With Kurds, Turkomans and Arabs vying for control of the city and province, US and Iraqi leaders have looked nervously to Kirkuk as a potential flashpoint for a civil war.

Since the fall of Saddam, the displaced Kurds and Turkomans have been demanding the right of return, as well as the right to vote.

Meanwhile, regional neighbours such as Turkey have warned they will not tolerate Kirkuk falling into Kurdish hands.

The future status of the city will be one of the toughest issues in the post-election constitutional debate.

Election monitors described turnout in the predominantly Kurdish and Turkoman areas of the city as brisk.
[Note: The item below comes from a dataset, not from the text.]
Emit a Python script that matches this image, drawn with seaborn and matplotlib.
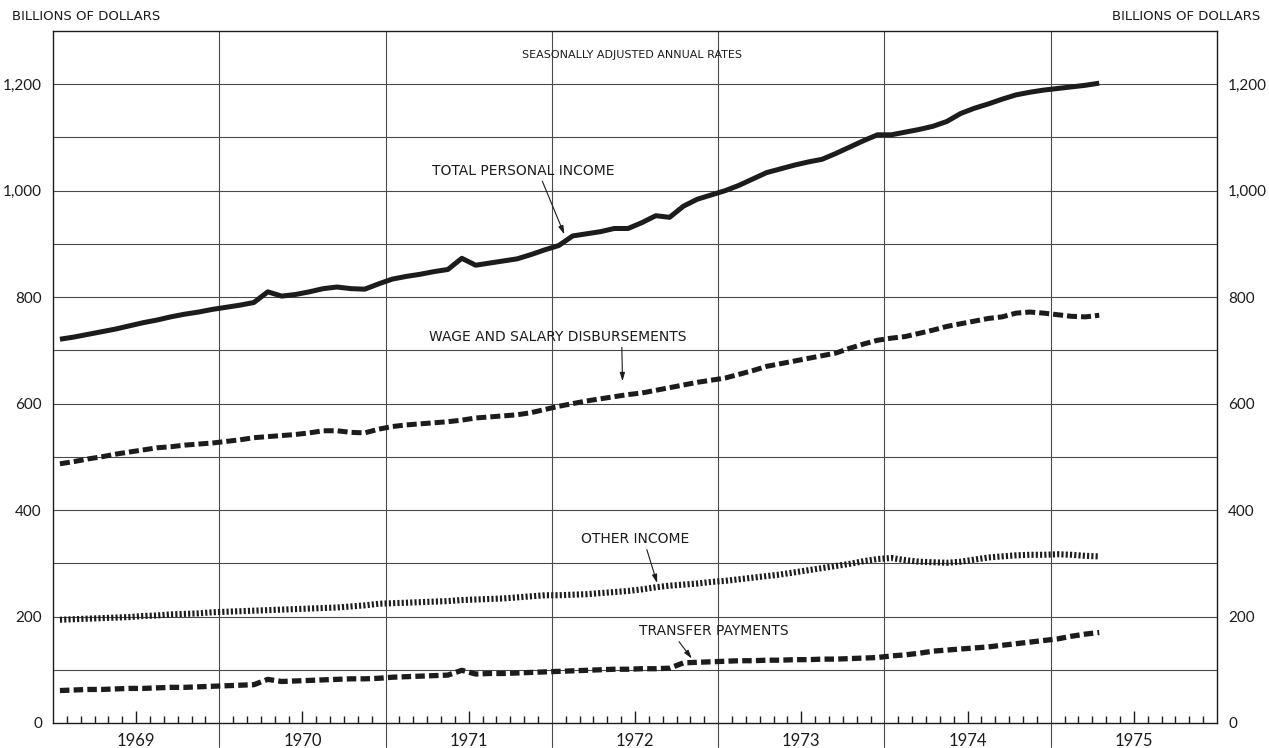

Arab districts to the south-east of the city were reported to be less enthusiastic.

"In some Kurdish districts, they ran out of ballot boxes, and new ones failed to arrive in time," said one election official.

Despite the tragedy of Sabria's son, the news of which spread quickly across Kirkuk, the mood was one of celebration, not defiance. But the crumbling Ottoman-era buildings are a sad reminder of the shocking state of disrepair into which this oil-rich city had fallen under Saddam's rule.

"The oil has been a curse on Kirkuk," said Herro Talabani, the wife of Jalal Talabani, the leader of the Patriotic Union of Kurdistan (PUK), as she returned to vote in the city where she went to school.

The PUK and its rival, the Kurdistan Democratic party, want Kirkuk to be the future capital of their federal Kurdish region. For them it is a symbol of years of repression by Arab-dominated government in Baghdad.

But their designs are resisted by many in the Arab and Turkoman communities who live here.

In postwar Kirkuk, there is one thing many of the original residents of the city agreed on yesterday: the Kurds, the Turkomans, the Arabs and the Christians mostly get along quite well. It is the outsiders, they say, who are are causing the problems.